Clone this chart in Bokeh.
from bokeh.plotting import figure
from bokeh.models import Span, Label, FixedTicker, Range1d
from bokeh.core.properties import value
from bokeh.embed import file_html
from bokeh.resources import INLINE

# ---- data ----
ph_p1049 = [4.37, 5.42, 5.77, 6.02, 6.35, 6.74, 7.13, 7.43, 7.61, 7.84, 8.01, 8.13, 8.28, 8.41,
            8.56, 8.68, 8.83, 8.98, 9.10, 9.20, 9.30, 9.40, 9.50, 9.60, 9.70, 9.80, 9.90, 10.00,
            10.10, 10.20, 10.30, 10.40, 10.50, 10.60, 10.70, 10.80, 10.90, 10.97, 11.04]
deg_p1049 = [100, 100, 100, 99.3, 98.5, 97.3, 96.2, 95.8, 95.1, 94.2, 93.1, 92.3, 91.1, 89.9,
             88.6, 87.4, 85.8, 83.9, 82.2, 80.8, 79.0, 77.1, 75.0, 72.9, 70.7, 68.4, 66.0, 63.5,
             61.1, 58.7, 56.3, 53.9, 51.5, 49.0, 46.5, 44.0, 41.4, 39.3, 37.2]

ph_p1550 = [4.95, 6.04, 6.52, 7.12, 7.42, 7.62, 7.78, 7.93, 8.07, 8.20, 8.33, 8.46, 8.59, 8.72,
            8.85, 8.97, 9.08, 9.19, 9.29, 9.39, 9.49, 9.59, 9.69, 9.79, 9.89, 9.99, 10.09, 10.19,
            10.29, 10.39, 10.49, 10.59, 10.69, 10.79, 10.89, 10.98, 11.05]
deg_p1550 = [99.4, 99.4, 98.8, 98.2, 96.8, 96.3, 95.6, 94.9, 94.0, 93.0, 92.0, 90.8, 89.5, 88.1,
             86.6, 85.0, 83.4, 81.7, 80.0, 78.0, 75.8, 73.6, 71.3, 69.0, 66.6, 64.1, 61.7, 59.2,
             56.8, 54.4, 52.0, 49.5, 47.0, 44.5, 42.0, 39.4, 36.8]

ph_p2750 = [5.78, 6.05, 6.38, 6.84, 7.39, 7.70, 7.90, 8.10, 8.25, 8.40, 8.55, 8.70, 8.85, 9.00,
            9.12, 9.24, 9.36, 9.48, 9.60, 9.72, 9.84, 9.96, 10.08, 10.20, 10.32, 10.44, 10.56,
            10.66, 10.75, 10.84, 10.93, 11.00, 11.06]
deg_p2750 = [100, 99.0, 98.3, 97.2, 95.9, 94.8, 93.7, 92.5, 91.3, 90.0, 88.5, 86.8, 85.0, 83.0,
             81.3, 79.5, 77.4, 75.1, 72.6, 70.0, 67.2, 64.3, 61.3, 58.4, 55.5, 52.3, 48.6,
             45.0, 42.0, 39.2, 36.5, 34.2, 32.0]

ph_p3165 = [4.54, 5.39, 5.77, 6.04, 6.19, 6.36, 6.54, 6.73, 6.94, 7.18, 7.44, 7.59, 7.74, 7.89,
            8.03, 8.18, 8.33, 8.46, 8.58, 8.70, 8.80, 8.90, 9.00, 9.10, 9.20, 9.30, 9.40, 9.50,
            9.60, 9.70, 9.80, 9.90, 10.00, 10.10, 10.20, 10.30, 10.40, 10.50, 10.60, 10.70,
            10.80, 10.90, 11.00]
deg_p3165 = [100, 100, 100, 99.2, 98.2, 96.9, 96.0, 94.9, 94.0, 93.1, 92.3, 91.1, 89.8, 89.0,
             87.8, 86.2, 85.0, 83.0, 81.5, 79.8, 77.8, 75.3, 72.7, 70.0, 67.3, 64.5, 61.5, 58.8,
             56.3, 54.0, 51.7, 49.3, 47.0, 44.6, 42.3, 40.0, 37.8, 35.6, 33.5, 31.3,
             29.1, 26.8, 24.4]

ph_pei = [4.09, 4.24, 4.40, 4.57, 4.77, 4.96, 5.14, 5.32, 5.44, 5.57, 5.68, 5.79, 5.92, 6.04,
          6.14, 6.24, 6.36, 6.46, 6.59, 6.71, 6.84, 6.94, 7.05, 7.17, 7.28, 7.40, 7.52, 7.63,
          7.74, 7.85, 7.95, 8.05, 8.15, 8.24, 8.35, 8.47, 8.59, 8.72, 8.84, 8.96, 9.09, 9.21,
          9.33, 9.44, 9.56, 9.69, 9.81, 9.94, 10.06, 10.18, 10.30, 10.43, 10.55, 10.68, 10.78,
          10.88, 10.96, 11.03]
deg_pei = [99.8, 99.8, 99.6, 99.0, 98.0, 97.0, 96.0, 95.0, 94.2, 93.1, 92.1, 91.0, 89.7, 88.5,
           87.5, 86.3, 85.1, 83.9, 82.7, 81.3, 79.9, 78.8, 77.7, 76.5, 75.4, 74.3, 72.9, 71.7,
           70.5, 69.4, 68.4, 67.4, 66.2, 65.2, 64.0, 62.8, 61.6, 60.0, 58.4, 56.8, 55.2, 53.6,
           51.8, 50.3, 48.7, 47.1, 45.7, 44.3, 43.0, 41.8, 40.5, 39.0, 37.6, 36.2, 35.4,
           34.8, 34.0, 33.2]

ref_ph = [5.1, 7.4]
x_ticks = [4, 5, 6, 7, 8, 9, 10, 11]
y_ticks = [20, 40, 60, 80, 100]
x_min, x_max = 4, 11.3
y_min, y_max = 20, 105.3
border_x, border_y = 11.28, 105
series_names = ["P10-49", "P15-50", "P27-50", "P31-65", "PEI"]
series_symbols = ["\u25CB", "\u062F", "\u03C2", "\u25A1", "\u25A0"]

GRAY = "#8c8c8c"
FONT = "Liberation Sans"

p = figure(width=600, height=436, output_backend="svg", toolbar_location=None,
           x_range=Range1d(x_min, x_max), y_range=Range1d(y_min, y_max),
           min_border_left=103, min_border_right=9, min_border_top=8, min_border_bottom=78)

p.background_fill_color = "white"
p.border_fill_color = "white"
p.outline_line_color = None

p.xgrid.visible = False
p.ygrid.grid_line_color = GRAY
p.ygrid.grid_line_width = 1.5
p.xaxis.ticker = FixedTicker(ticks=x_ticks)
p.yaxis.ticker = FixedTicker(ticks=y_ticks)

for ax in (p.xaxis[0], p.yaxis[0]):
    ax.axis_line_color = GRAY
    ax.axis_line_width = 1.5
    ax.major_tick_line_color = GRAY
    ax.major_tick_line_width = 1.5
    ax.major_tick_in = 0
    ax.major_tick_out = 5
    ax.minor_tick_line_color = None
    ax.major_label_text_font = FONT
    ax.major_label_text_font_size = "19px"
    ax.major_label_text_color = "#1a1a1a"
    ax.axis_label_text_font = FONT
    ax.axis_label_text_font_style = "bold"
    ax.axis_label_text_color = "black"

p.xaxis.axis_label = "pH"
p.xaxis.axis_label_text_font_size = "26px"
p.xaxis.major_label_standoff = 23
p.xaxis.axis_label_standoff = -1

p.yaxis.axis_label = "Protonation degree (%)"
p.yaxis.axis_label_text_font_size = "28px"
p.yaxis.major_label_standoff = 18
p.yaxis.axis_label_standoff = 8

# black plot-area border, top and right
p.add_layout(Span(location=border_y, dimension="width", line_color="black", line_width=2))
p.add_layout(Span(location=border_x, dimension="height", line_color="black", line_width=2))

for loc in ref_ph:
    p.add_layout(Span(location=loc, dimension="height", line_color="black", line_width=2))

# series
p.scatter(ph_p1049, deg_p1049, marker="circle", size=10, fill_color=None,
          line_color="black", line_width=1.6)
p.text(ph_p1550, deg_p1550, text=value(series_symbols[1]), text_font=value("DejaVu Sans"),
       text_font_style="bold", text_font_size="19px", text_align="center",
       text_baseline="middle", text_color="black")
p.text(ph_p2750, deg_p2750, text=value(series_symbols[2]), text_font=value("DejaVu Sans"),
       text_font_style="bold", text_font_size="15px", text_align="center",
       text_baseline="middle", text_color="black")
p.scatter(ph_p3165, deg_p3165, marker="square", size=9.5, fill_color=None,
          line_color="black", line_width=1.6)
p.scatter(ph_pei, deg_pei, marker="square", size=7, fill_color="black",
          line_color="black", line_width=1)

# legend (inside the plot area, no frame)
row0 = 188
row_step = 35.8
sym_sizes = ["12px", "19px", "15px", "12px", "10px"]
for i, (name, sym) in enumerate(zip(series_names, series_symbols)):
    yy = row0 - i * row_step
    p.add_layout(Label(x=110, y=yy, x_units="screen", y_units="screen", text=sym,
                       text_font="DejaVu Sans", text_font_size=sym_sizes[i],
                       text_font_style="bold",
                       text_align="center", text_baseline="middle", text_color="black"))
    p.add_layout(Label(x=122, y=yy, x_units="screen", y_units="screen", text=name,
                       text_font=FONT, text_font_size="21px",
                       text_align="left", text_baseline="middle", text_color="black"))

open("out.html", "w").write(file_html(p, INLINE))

> _WRITTEN INSTRUCTION_:
Only the lines from the first line of the material above through the line that contains "from bokeh.resources import INLINE" should be quoted, each one exactly.

> _OUTPUT OF THE TASK_:
Clone this chart in Bokeh.
from bokeh.plotting import figure
from bokeh.models import Span, Label, FixedTicker, Range1d
from bokeh.core.properties import value
from bokeh.embed import file_html
from bokeh.resources import INLINE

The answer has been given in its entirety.